I thought I could answer these questions easily but I couldn't explain it very well. I would say to the first question, No. Just sell and start again. And the 2nd question, no, only redraw up to the value of the original loan.

anybody else?
 
Ray,

For the first one:

1) Could set up a Trust & sell the property to the Trust. There are Stamp Duty implications & it's not cheap upfront but over time will balance out. Or the wife could get a job :)

2) No borrowings on an IP for purchase of a PPOR are tax-deductible. Not even a redraw to the original loan value. They could set up a Trust, buy the PPOR via the Trust & rent it from the Trust.....but if the Trust isn't demonstrably being used for investment purposes this is legally very dangerous - so they'd have to buy a couple of other IPs in the Trust at the same time & potentially rent out the property they do want to live in for awhile as well.

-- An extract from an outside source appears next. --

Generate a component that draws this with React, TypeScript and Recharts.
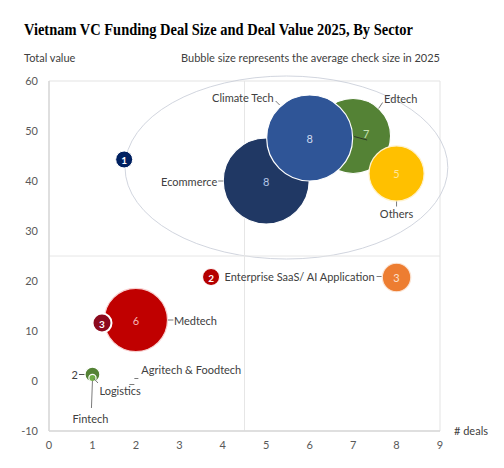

3) Come and ask the questions themselves in the forum!

Cheers,

Aceyducey
 
Hi

Your friend could salary sacrifice his salary and have his employer pay the interest on the loan. As the interest is otherwise deductible to your friend, there is no FBT problems with this strategy, and, he effectively gets 100% of the interest as a tax deduction.

Dale
 
Ray Brown said:
Hi all,
"We bought our PPOR for $200K. Now its bank valuation has reached $300K. Can I get access to that $300K as cash for the purchase of a new PPOR?
(the larger repayments now tax deductable as a rental IP)"
anybody else?

You could buy your wife out for $150K
and then you will have a new loan on the house.
You then move out and convert the existing PPOR
to an IP. I would get a vauation done
so that the state revenue office is satisfied
and would involve a solicitor so that its all legit.

Get a receipt from the Mrs and keep
records of the bank cheque
make sure the wife doesn't run off with the 150K LOL:D

The 150K loan then becomes tax deductible
and you can use your wife's 150K as a deposit to your
new PPOR.
cheers
 
Ray Brown said:
Hi all,

A friend at work asked the question...

"My wife and I are both named on the title of our PPOR. Is there an easy way to turn it into a rental property? I earn 65K pa and she earns nothing as a live at home mum. Is it worth the trouble and cost of transferring the property into my name only?"
I live in Victoria, and the cost of doing a tranfer from joint names to one name is $100 (no stamp duty is payable), and the effort is minimal. Just get the right form from the titles office, fill it in and get it witnessed, then lodge it with the SRO & titles office. However to do so with the obvious intension to reduce tax may not wash well with the ATO.
 
mdk92 said:
I live in Victoria, and the cost of doing a tranfer from joint names to one name is $100 (no stamp duty is payable), and the effort is minimal. Just get the right form from the titles office, fill it in and get it witnessed, then lodge it with the SRO & titles office. However to do so with the obvious intension to reduce tax may not wash well with the ATO.

In NSW stamp duty is payable,
People buy and sell property all the time.
I don't see why the ATO will have concerns as long as
a legit valuation is done to determine the actual value
of the property prior to title transfer.